Financial Reform, Part One: TBTF

The word has come down, “Never again!”

On October 14, 2008, the US Treasury announced a plan to recapitalize the US banking system, to the tune of $250 billion, starting with the nine biggest banks who were forced to take the money, whether they wanted to or not.  The government got its (our) money back, but that’s not what matters.  Private risk-taking for private profit on the upside seems to require private risk-taking for private loss on the downside.  And implementation of that principle has been taken to require very substantially increased total loss absorbing capacity (TLAC), starting with larger regulatory capital buffers but including also a second tranche of supplementary capital in the form of “bailin-able” bonds that can be converted to equity in times of stress.

That’s the state of play at the moment.  Sounds good, right?

The problem is that derivative contracts, written under the standard ISDA master agreement, give non-defaulting counterparties the right to immediate termination, which in effect puts them at the front of the line relative to other creditors.  Just so, when Lehman filed for bankruptcy, their derivative counterparties terminated their exposure, often on terms disadvantageous to Lehman (and hence to Lehman’s other creditors).  Just so, a marginally solvent firm became deeply insolvent.  Having this experience in mind, regulators want to make sure that the enhanced TLAC is not simply absorbed by this kind of front-of-the-line contract termination, leaving nothing for the other creditors and hence requiring government backstop to ensure ongoing operation.

To prevent this, regulators have come up with something called the ISDA Stay Protocol which they have pressured the major dealer banks to sign.  Under this protocol, termination rights are delayed by 48 hours.  The idea is that this should be enough time to arrange for the (private) recapitalization of a failing bank, which will then present the non-defaulting counterparties with a new healthy counterparty, and so eliminate the need for termination.  The idea is to keep the entire book of derivative exposures alive for two days while a bridge is built to transfer that book from the old counterparty to the new one.

Sounds good, right?

The problem is that hedge funds, and others who see themselves losing a valuable termination right, are reluctant to sign the protocol, and they have good reasons to be reluctant.

From their point of view, the whole point of the termination right is to enable the non-defaulting counterparty to find their own new counterparty, immediately.  If your hedge has just disappeared, you need to find a new hedge, ASAP.  Two days of limbo, during which you are supposed to trust a new untested resolution process, and after which you will be presented with a new counterparty chosen by someone else, is a very different matter.  Most obviously, two days in a stressed market situation is forever.  Prices can move, and you can be required to make very large payments, all the while your hedge is frozen in the resolution process; now it is your capital on the line.  In effect, what the regulators seem to have in mind is recruiting derivative counterparty capital as a third line of defense.  No thanks.

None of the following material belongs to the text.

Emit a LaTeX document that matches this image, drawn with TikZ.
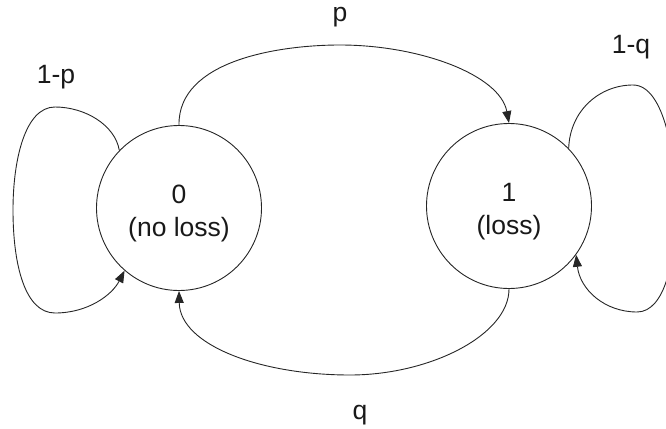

From a money view perspective, what is most troubling about this entire debate, on both sides, is the unrelenting emphasis on solvency, not liquidity, and the consequent (inadvertent?) implicit assumption of efficient markets.

Price is not necessarily always equal to value, and market pressure on either sell or buy side can push price pretty far from value.  (Don’t trust me on this, listen to Fischer Black.)  This is the central message of modern models of the economics of the dealer function.  Dealers make money by absorbing imbalances in market demand on their own balance sheet, buying below value when everyone is selling, and selling above value when everyone is buying.  Dealers do these trades because they expect them to be profitable when, in course of time, they are able to reverse them.

But dealers have in mind always that, in order to reap that profit, they need to be able to survive the course of time.  Forty-eight hours can be too long.  In times of stress, even stress that involves only an individual market or individual counterparty, profit-motivated dealers will be less willing to supply liquidity to the market.  As a result, price can be expected to deviate much farther from value than in normal times.  Traders know that, and can be depended on to protect themselves ex ante by stepping away from counterparties at the very first sign of trouble, or by finding other trading and clearing venues.